Given data:
----------------
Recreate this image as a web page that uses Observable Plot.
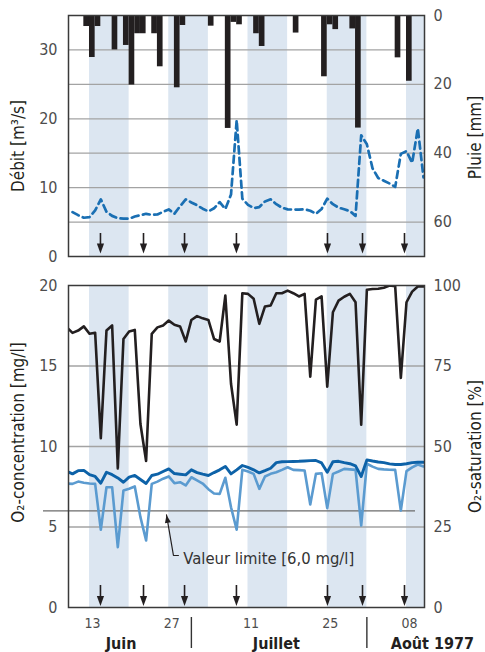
----------------
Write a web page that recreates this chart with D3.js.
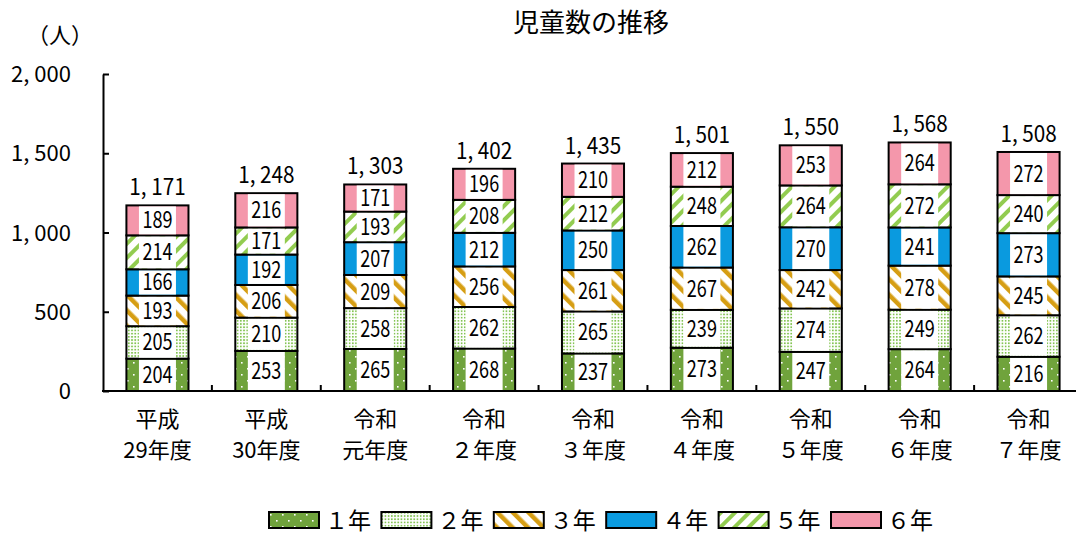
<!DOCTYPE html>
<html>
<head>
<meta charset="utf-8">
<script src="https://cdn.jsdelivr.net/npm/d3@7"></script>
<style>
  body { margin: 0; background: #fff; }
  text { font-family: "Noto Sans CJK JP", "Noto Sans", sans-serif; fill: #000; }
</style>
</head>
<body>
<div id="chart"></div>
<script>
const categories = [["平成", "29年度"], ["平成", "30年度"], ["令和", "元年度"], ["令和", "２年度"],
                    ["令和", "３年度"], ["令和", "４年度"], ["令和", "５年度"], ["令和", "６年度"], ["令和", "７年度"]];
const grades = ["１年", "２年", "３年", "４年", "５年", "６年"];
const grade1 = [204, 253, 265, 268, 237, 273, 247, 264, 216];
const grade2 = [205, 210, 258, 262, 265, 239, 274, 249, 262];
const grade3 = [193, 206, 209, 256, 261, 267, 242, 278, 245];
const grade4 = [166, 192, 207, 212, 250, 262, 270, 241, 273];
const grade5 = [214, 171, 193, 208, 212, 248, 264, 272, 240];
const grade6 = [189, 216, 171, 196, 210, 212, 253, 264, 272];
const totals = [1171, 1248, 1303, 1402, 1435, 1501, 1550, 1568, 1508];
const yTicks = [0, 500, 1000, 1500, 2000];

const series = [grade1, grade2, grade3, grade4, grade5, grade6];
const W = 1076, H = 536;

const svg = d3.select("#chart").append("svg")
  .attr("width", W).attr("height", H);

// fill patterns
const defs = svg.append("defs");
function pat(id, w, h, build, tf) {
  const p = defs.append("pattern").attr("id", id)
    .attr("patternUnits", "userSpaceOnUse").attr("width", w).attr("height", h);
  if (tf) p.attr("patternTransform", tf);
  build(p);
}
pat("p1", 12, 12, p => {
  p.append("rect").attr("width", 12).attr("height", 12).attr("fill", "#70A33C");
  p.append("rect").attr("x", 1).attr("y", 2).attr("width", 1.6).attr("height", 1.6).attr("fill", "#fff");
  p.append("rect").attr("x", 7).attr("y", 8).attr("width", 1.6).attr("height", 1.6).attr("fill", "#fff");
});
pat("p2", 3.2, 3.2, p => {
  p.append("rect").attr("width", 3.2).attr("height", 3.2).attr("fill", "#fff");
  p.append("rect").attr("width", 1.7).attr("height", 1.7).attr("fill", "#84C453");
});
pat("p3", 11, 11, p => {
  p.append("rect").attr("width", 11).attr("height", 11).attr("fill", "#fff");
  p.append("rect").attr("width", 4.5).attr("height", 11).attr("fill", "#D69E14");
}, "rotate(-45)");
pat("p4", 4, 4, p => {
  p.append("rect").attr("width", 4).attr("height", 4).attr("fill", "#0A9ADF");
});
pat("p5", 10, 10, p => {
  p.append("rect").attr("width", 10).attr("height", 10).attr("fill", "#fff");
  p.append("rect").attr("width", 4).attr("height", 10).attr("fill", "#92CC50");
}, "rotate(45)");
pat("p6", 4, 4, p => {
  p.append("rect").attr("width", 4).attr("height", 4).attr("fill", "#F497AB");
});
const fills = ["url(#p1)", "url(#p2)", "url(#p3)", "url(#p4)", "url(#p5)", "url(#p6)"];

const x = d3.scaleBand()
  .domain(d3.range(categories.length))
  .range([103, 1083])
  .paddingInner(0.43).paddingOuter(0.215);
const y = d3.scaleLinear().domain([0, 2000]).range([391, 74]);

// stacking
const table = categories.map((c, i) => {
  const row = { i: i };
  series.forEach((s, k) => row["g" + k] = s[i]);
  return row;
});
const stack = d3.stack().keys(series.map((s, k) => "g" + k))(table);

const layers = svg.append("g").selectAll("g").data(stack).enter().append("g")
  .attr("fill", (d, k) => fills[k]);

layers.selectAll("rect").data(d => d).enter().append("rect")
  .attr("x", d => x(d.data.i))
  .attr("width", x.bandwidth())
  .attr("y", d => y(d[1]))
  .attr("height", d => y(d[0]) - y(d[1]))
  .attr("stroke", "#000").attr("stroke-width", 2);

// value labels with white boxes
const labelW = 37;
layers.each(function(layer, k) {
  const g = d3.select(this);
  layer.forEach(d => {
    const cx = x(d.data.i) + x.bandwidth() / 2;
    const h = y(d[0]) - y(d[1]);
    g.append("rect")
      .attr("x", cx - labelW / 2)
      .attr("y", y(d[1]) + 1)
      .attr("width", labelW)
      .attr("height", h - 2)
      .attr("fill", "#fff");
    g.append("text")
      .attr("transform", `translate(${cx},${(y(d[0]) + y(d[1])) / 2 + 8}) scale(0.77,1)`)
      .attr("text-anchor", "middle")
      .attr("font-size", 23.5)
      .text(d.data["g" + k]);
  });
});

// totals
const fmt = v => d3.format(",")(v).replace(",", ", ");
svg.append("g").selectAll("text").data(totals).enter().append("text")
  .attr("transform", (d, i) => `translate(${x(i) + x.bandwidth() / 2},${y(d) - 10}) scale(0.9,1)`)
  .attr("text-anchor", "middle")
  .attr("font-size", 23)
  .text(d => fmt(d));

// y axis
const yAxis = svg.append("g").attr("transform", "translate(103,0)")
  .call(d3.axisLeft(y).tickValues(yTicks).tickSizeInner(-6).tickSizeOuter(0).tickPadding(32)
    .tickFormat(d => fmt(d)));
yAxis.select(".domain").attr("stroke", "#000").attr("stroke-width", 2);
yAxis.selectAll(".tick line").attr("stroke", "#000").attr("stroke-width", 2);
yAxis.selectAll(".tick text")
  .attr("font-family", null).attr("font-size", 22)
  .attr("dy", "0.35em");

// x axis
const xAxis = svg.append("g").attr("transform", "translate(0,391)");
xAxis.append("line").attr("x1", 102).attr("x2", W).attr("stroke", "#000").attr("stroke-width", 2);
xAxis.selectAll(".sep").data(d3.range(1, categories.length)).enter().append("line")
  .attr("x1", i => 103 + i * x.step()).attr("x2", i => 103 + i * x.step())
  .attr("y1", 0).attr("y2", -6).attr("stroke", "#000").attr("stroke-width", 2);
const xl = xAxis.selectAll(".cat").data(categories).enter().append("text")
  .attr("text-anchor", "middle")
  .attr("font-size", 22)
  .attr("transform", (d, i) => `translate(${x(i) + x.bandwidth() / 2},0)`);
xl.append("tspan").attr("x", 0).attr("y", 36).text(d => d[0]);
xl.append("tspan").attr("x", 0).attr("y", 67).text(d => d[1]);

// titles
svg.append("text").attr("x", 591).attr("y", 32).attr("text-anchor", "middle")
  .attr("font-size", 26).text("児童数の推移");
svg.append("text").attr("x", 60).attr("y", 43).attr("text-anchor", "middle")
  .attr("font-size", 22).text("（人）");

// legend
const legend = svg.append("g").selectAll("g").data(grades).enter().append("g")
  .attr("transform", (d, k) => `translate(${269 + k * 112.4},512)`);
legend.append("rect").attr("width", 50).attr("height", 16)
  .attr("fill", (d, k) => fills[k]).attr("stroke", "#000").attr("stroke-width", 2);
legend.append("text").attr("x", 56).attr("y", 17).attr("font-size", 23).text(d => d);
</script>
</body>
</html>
----------------
Aim of the task: Lines containing the word "with" are to be tallied; report only the total.

The solution: 2